Reproduce the lines exactly, beginning with the line that has "Generate a Python" and ending with the line that has "from matplotlib.lines import Line2D". Images are left out.

[begin RECORDS SUPPLIED]

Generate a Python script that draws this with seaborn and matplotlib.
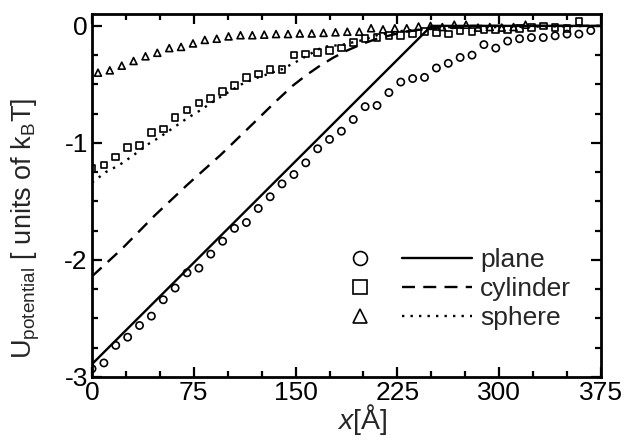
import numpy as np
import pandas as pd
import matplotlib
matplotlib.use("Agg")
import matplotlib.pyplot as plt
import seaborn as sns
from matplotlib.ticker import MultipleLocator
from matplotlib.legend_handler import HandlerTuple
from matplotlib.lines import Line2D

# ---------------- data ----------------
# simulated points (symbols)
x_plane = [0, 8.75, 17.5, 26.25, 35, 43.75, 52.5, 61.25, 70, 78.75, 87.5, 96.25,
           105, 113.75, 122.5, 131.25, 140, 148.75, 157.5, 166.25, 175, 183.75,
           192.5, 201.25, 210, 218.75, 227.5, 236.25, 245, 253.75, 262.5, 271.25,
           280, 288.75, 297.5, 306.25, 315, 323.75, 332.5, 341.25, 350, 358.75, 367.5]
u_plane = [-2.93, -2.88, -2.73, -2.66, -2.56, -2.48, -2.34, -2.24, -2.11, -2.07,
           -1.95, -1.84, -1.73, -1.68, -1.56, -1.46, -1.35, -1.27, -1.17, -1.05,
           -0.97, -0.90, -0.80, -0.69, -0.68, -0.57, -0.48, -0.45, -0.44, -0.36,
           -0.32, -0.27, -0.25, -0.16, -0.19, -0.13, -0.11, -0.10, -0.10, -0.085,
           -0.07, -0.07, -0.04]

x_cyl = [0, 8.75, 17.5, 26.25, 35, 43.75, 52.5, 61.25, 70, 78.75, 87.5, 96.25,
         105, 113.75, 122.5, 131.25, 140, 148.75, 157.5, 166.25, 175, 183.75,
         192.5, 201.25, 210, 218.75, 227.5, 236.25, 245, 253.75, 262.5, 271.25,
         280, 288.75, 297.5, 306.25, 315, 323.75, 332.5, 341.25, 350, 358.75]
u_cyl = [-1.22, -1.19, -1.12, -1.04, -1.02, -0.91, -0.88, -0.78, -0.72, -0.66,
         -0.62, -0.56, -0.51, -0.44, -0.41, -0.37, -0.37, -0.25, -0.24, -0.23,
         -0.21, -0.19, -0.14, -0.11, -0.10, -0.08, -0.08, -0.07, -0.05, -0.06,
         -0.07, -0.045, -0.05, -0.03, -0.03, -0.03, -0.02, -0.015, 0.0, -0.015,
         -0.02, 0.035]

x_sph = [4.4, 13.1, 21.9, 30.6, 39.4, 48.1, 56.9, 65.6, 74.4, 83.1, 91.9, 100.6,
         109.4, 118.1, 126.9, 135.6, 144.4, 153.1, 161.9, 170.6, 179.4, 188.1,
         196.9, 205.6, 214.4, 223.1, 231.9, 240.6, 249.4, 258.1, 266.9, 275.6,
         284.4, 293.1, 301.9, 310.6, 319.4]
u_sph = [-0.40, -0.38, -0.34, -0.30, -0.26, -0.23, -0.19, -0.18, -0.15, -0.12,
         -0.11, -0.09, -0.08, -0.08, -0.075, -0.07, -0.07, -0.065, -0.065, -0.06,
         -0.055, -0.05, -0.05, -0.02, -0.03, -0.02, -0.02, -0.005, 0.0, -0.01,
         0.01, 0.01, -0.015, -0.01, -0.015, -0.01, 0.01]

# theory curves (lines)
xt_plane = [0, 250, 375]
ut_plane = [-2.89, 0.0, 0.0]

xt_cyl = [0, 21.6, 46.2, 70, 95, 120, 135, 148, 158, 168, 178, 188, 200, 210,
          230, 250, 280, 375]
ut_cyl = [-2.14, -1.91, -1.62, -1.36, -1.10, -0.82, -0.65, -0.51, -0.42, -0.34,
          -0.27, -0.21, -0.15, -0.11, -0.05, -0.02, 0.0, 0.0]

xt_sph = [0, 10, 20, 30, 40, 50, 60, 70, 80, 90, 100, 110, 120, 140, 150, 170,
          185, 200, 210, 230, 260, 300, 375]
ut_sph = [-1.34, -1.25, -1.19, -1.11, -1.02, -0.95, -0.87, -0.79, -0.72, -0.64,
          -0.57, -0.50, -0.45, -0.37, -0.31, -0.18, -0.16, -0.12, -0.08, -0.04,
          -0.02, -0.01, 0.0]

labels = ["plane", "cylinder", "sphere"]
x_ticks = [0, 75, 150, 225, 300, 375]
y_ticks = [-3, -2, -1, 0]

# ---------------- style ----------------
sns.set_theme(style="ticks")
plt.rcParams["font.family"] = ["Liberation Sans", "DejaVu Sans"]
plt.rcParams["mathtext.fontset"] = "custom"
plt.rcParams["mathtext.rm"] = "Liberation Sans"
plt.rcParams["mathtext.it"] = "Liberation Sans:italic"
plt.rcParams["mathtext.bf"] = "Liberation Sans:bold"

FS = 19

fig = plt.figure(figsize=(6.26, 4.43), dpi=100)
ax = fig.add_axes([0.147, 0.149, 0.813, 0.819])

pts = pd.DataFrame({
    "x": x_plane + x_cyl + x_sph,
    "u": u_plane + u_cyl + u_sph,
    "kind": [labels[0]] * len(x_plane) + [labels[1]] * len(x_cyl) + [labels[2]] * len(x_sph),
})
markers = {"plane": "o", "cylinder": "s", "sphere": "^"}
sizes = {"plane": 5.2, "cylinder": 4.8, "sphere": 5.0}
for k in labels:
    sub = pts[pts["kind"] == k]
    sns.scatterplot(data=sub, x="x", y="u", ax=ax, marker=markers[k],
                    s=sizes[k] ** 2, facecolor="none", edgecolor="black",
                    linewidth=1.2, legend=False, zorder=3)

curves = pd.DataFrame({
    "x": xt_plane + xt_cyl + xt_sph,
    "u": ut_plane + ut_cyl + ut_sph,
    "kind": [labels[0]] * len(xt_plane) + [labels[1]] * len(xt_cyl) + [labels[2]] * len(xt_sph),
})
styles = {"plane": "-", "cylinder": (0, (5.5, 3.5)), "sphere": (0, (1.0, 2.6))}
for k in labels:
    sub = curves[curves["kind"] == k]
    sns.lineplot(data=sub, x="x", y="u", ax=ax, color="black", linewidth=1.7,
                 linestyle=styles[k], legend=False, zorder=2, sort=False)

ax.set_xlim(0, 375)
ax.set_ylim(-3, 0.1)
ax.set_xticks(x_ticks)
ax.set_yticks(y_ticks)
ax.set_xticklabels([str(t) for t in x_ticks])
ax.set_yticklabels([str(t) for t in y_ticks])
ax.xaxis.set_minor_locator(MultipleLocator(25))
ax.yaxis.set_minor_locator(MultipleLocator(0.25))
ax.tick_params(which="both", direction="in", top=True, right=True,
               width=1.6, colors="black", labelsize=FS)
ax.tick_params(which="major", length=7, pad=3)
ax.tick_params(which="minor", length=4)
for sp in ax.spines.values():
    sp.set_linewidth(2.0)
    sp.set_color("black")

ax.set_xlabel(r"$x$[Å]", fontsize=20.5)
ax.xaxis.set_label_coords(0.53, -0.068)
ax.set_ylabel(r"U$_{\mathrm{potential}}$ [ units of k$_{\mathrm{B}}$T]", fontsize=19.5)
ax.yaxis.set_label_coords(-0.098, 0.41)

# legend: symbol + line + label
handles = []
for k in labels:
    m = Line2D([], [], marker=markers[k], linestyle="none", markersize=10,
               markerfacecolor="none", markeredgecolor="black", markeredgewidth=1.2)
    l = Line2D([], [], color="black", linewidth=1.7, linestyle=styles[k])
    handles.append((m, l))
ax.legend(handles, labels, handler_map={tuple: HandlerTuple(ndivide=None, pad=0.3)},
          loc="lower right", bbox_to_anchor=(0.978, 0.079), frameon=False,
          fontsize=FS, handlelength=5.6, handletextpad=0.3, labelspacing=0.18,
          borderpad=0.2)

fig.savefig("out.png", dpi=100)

[end RECORDS SUPPLIED]
[begin RECORDS SUPPLIED]

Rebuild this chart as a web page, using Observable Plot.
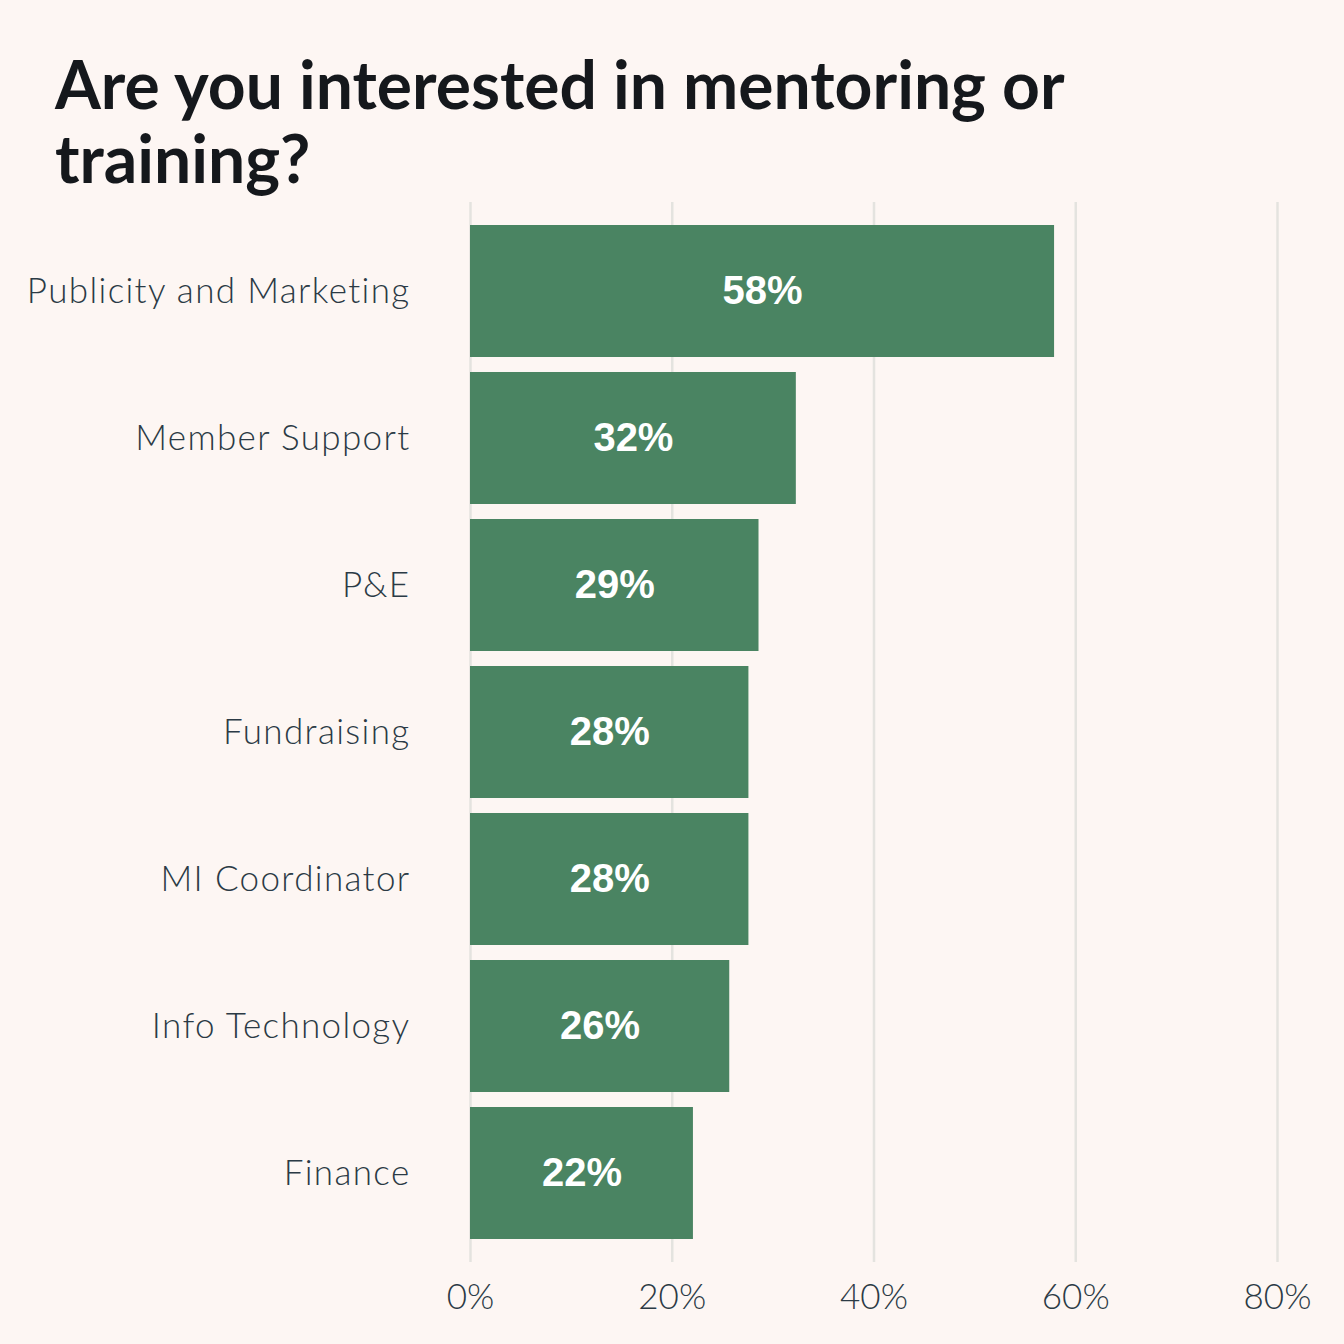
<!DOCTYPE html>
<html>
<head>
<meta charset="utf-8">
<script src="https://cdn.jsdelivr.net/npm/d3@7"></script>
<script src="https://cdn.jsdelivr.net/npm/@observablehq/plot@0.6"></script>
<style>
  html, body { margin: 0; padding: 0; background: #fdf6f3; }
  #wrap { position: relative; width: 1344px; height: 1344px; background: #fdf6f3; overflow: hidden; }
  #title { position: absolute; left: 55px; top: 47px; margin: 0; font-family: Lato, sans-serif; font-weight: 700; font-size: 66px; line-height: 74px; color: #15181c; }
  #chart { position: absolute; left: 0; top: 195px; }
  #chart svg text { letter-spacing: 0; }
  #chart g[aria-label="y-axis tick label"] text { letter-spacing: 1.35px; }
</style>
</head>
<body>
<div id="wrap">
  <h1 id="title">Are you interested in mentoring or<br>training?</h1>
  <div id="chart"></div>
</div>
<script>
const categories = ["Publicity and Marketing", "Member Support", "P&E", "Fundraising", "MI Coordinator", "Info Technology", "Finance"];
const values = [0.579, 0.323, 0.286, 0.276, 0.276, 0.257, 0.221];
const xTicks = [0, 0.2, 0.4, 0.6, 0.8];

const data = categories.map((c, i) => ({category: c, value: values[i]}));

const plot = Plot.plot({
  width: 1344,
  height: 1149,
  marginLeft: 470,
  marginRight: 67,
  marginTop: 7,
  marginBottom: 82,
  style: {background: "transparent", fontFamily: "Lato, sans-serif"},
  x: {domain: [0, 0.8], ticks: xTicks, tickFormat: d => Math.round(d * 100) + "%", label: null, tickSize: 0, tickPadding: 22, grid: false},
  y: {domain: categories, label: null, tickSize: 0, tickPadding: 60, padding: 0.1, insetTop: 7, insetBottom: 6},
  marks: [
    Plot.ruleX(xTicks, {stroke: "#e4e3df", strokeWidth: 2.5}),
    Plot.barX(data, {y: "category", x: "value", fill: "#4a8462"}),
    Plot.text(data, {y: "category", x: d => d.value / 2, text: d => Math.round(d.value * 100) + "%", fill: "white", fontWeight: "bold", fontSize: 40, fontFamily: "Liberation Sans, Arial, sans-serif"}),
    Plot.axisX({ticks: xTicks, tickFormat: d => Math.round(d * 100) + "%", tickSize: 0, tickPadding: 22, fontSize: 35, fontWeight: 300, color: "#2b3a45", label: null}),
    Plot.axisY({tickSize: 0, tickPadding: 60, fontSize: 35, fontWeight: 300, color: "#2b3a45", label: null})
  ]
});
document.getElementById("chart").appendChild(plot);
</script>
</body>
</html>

[end RECORDS SUPPLIED]
[begin RECORDS SUPPLIED]

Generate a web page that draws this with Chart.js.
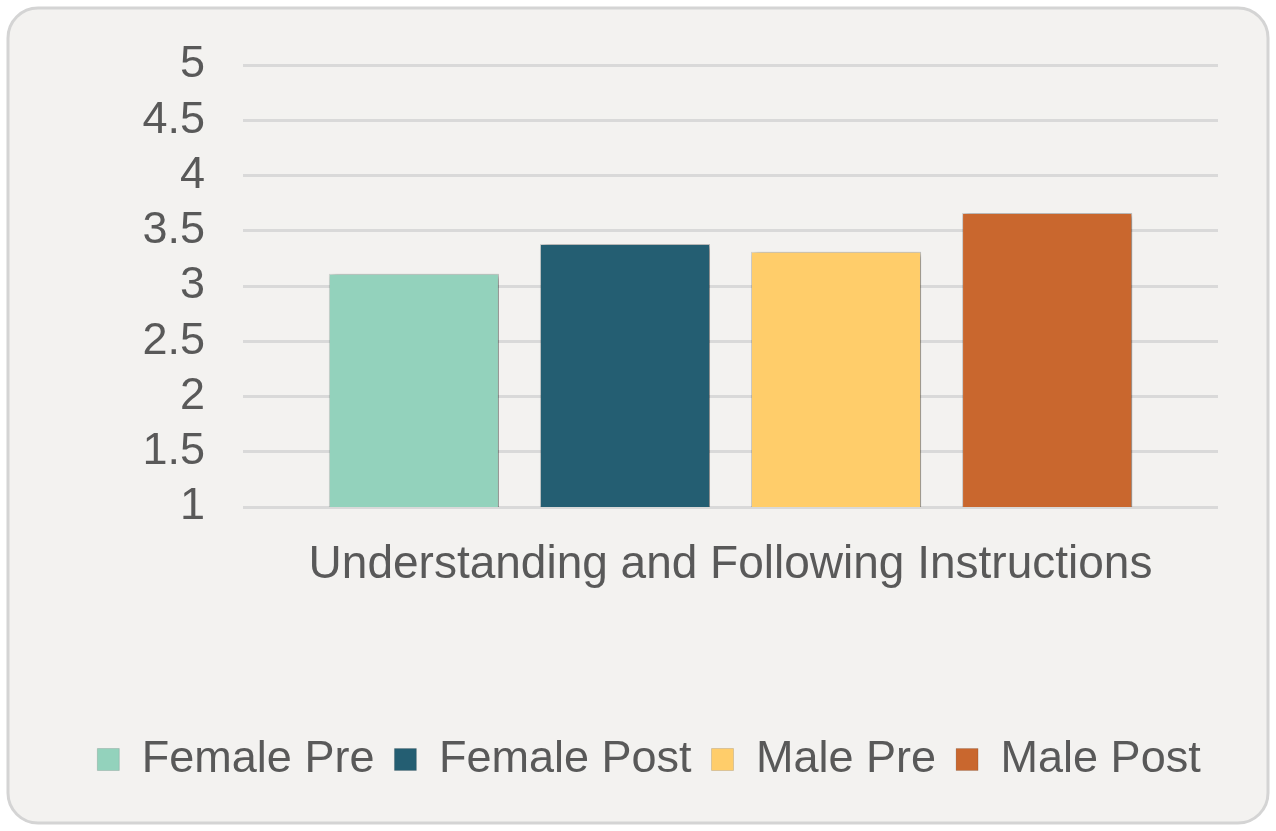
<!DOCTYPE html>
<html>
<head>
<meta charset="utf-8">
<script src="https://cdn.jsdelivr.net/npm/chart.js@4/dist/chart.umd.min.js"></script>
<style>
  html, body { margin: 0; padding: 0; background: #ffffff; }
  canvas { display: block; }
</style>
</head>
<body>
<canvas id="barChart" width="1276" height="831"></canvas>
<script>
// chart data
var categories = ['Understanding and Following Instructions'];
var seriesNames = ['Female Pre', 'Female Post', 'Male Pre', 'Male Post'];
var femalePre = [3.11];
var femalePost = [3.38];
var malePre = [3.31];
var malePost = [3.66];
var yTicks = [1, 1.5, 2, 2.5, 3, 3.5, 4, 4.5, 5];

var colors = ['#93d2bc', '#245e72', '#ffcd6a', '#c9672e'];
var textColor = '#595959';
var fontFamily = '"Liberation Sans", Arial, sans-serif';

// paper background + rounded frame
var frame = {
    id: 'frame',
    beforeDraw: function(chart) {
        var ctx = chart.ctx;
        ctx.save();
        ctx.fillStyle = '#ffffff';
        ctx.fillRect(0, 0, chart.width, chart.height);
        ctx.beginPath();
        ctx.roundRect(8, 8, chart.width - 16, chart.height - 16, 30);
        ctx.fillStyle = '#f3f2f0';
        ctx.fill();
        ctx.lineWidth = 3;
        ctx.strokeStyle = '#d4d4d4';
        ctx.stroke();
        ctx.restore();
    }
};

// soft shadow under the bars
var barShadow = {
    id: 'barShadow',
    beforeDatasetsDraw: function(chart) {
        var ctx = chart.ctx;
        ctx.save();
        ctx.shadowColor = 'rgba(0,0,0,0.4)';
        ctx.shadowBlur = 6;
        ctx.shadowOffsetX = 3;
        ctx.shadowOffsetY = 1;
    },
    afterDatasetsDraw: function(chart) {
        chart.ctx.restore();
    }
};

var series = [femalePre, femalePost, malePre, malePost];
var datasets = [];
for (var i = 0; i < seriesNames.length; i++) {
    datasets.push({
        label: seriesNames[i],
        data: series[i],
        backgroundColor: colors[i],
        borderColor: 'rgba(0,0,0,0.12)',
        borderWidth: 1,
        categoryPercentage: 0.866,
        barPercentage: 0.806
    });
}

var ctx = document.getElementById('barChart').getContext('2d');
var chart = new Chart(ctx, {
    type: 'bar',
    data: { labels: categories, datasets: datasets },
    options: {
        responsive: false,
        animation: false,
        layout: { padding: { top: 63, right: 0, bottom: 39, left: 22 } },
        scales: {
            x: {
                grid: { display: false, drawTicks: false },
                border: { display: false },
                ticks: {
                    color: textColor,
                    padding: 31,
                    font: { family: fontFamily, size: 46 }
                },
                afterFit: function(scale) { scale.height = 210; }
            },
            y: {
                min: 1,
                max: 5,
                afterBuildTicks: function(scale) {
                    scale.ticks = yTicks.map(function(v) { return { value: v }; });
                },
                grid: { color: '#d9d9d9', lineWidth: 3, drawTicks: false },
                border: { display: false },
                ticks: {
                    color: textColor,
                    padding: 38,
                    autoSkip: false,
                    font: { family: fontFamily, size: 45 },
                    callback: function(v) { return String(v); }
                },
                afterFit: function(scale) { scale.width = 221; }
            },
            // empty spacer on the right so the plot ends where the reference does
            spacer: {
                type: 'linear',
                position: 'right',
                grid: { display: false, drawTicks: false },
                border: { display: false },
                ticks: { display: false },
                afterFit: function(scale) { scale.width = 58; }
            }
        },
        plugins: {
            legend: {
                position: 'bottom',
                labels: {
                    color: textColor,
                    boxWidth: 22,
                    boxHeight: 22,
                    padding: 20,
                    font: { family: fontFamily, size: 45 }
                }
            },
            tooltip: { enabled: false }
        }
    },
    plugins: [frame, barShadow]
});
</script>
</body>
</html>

[end RECORDS SUPPLIED]

### RESULT BELOW
Generate a Python script that draws this with seaborn and matplotlib.
import numpy as np
import pandas as pd
import matplotlib
matplotlib.use("Agg")
import matplotlib.pyplot as plt
import seaborn as sns
from matplotlib.ticker import MultipleLocator
from matplotlib.legend_handler import HandlerTuple
from matplotlib.lines import Line2D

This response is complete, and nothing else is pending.